Ghuloum: Or, the BoringSSL bugs.
Burke: Or, the BoringSSL bugs, yeah exactly. They’re kind of unsexy but fundamental components in the system.
Iliyan Malchev, Project Treble lead: Years ago, there was a bug in Bionic that was introduced by one of our partners, who had the sign tables wrong. So, trade functions were randomly failing, and a range of the curve in a way could break games. So, stuff like this is incredibly hard to catch before you ship.
Ghuloum: And the developers had to live with it for the next few years—unless it ever gets patched. I’ve seen that with some of our own first party apps, [they] have to work around bugs throughout the ecosystem. It’s just spaghetti code.
Ars: So, was there a test update that went out to Beta Q users?
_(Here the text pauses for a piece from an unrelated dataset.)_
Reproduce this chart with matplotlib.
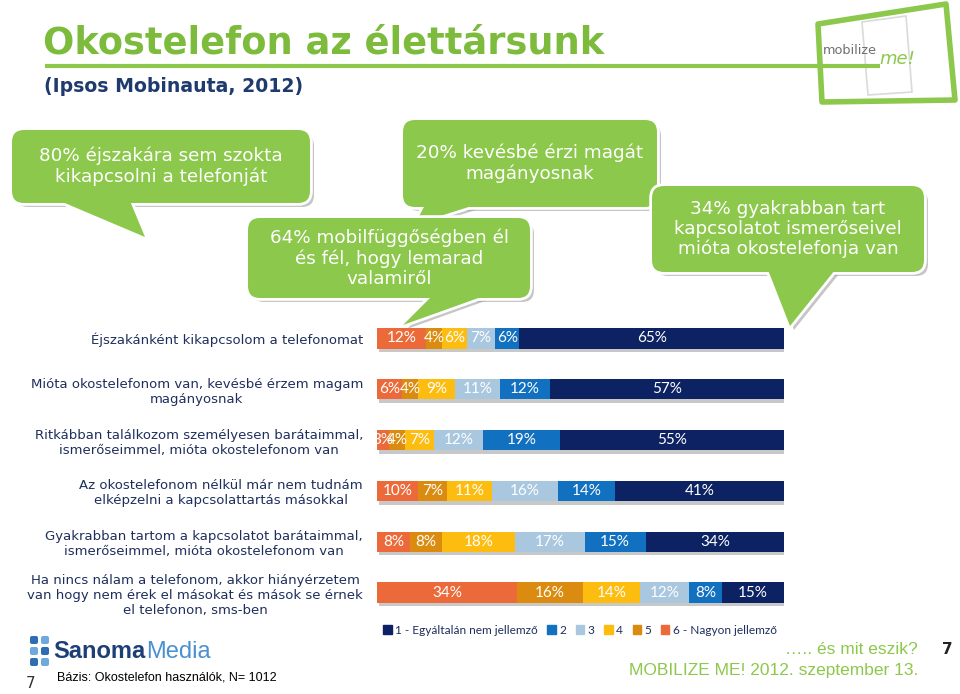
import numpy as np
import matplotlib
matplotlib.use('Agg')
import matplotlib.pyplot as plt
import matplotlib.transforms as mtransforms
from matplotlib.patches import FancyBboxPatch, Polygon, Patch

# data (share of answers, 6 = "Nagyon jellemző" ... 1 = "Egyáltalán nem jellemző")
categories = ['Éjszakánként kikapcsolom a telefonomat',
              'Mióta okostelefonom van, kevésbé érzem magam\nmagányosnak',
              'Ritkábban találkozom személyesen barátaimmal,\nismerőseimmel, mióta okostelefonom van',
              'Az okostelefonom nélkül már nem tudnám\nelképzelni a kapcsolattartás másokkal',
              'Gyakrabban tartom a kapcsolatot barátaimmal,\nismerőseimmel, mióta okostelefonom van',
              'Ha nincs nálam a telefonom, akkor hiányérzetem\nvan hogy nem érek el másokat és mások se érnek\nel telefonon, sms-ben']
v6 = [12, 6, 3, 10, 8, 34]
v5 = [4, 4, 4, 7, 8, 16]
v4 = [6, 9, 7, 11, 18, 14]
v3 = [7, 11, 12, 16, 17, 12]
v2 = [6, 12, 19, 14, 15, 8]
v1 = [65, 57, 55, 41, 34, 15]
legend_labels = ['1 - Egyáltalán nem jellemző', '2', '3', '4', '5', '6 - Nagyon jellemző']

colors = {'1': '#0C2262', '2': '#1270C0', '3': '#A9C8E0',
          '4': '#FDBC10', '5': '#DB8C10', '6': '#EC6A3A'}
green = '#8CC84B'
title_green = '#7DBB3C'
navy = '#1F2F5C'

fig = plt.figure(figsize=(9.6, 6.94), dpi=100)

# decoration layer in pixel coordinates
deco = fig.add_axes([0, 0, 1, 1], zorder=0)
deco.set_xlim(0, 960)
deco.set_ylim(694, 0)
deco.axis('off')

deco.text(43, 43, 'Okostelefon az élettársunk', fontsize=26.5, fontweight='bold',
          color=title_green, va='center', ha='left')
deco.plot([45, 880], [66, 66], color=green, lw=3, solid_capstyle='butt')
deco.text(44, 86, '(Ipsos Mobinauta, 2012)', fontsize=13.6, fontweight='bold',
          color='#1F3A6E', va='center', ha='left')

# mobilize me logo (simplified)
logo = Polygon([(818, 24), (946, 4), (955, 100), (822, 102)], closed=True,
               facecolor='white', edgecolor=green, lw=4, joinstyle='round')
deco.add_patch(logo)
phone = Polygon([(862, 22), (906, 16), (912, 92), (868, 95)], closed=True,
                facecolor='none', edgecolor='#DADADA', lw=1.2)
deco.add_patch(phone)
deco.text(823, 50, 'mobilize', fontsize=9.3, color='#6F6F6F', va='center', ha='left')
deco.text(879, 59, 'me!', fontsize=13, color=green, style='italic', va='center', ha='left')


def bubble(x0, y0, x1, y1, tail, text):
    for dx, fc, ec, lw in [(4, '#A0A0A0', 'none', 0), (0, 'none', 'white', 4), (0, green, 'none', 0)]:
        r = FancyBboxPatch((x0 + dx, y0 + dx), x1 - x0, y1 - y0,
                           boxstyle='round,pad=0,rounding_size=12',
                           facecolor=fc, edgecolor=ec, lw=lw, alpha=0.6 if dx else 1)
        t = Polygon([(px + dx, py + dx) for px, py in tail], closed=True,
                    facecolor=fc, edgecolor=ec, lw=lw, alpha=0.6 if dx else 1)
        deco.add_patch(r)
        deco.add_patch(t)
    deco.text((x0 + x1) / 2, (y0 + y1) / 2, text, color='white', fontsize=13.2,
              ha='center', va='center', linespacing=1.15)


bubble(12, 130, 310, 203, [(60, 201), (130, 201), (145, 237)],
       '80% éjszakára sem szokta\nkikapcsolni a telefonját')
bubble(403, 120, 657, 207, [(425, 205), (475, 205), (415, 224)],
       '20% kevésbé érzi magát\nmagányosnak')
bubble(248, 218, 530, 298, [(432, 296), (484, 296), (403, 325)],
       '64% mobilfüggőségben él\nés fél, hogy lemarad\nvalamiről')
bubble(652, 186, 924, 272, [(768, 270), (835, 270), (790, 326)],
       '34% gyakrabban tart\nkapcsolatot ismerőseivel\nmióta okostelefonja van')

# footer
for px, py, c in [(30, 640, '#2E6DB4'), (41, 640, '#6FA8DC'), (30, 651, '#6FA8DC'),
                  (41, 651, '#2E6DB4'), (30, 662, '#2E6DB4'), (41, 662, '#6FA8DC')]:
    deco.add_patch(FancyBboxPatch((px, py - 4), 8, 8, boxstyle='round,pad=0,rounding_size=2',
                                  facecolor=c, edgecolor='none'))
sanoma = deco.text(53, 652, 'Sanoma', fontsize=17, fontweight='bold', color='#1D3F77',
                   va='center', ha='left', family='Liberation Sans')
fig.canvas.draw()
bb = sanoma.get_window_extent(fig.canvas.get_renderer())
deco.text(bb.x1 + 1, 652, 'Media', fontsize=17, color='#4A90D0', va='center', ha='left',
          family='Liberation Sans',
          transform=mtransforms.blended_transform_factory(mtransforms.IdentityTransform(),
                                                          deco.transData))
deco.text(26, 683, '7', fontsize=11, color='#333333', va='center', ha='left')
deco.text(57, 678, 'Bázis: Okostelefon használók, N= 1012', fontsize=9, color='black',
          va='center', ha='left', family='Liberation Sans')
deco.text(918, 650, '….. és mit eszik?', fontsize=12.5, color=green, va='center', ha='right',
          family='Liberation Sans')
deco.text(918, 671, 'MOBILIZE ME! 2012. szeptember 13.', fontsize=12.5, color=green,
          va='center', ha='right', family='Liberation Sans')
deco.text(942, 650, '7', fontsize=11, fontweight='bold', color='#222222', va='center', ha='left')

# bar chart
ax = fig.add_axes([377 / 960, 1 - 618 / 694, 407 / 960, 305 / 694], zorder=1)
ax.patch.set_alpha(0)
series = [('6', v6), ('5', v5), ('4', v4), ('3', v3), ('2', v2), ('1', v1)]
totals = np.sum([s for _, s in series], axis=0)
y = np.arange(len(categories))
left = np.zeros(len(categories))
ax.barh(y + 0.07, np.ones(len(categories)), left=0.004, height=0.4, color='#C8C8C8', zorder=1)
for key, vals in series:
    share = np.array(vals) / totals
    ax.barh(y, share, left=left, height=0.4, color=colors[key], zorder=2)
    for yi, (s, v, l) in enumerate(zip(share, vals, left)):
        ax.text(l + s / 2, yi, f'{v}%', color='white', ha='center', va='center',
                fontsize=11, family='Lato', zorder=3)
    left += share

ax.set_xlim(0, 1)
ax.set_ylim(len(categories) - 0.5, -0.5)
ax.set_yticks(y)
ax.set_yticklabels(categories, fontsize=9.5, color=navy, multialignment='center')
ax.tick_params(axis='y', length=0, pad=10)
ax.set_xticks([])
for s in ax.spines.values():
    s.set_visible(False)

handles = [Patch(color=colors[k]) for k in ['1', '2', '3', '4', '5', '6']]
leg = fig.legend(handles, legend_labels, loc='center', bbox_to_anchor=(580 / 960, 1 - 630 / 694),
                 ncol=6, frameon=False, handlelength=0.7, handleheight=0.7, handletextpad=0.3,
                 columnspacing=0.8, prop={'family': 'Lato', 'size': 8.6})
for t in leg.get_texts():
    t.set_color(navy)

fig.savefig('out.png', dpi=100)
Ghuloum: Yes—actually, as of Beta 2, we started pushing updates. There are threads on Reddit about this.
Ars: Right, OK.
Ghuloum: Their devices were rebooting and, yes, we were pushing updates, testing updates, and we were rebooting people’s devices. We’re only doing this in the Beta, actually. During production, when Q ships, all reboots will just be organic reboots from the user. We looked at the numbers, and it looks like over a couple of weeks, that gets us to a reasonable saturation level of people taking the update. Plus, we have monthly security updates we’re going to be rebooting at least once a month, anyway. So, you’ll just take it. We don’t want to put UX in the user’s face. If there’s an update waiting, we just wait for them to reboot.
Ars: OK. Do you think that’s what the final version is going to look like—kind of a quiet background thing that won’t be very visible?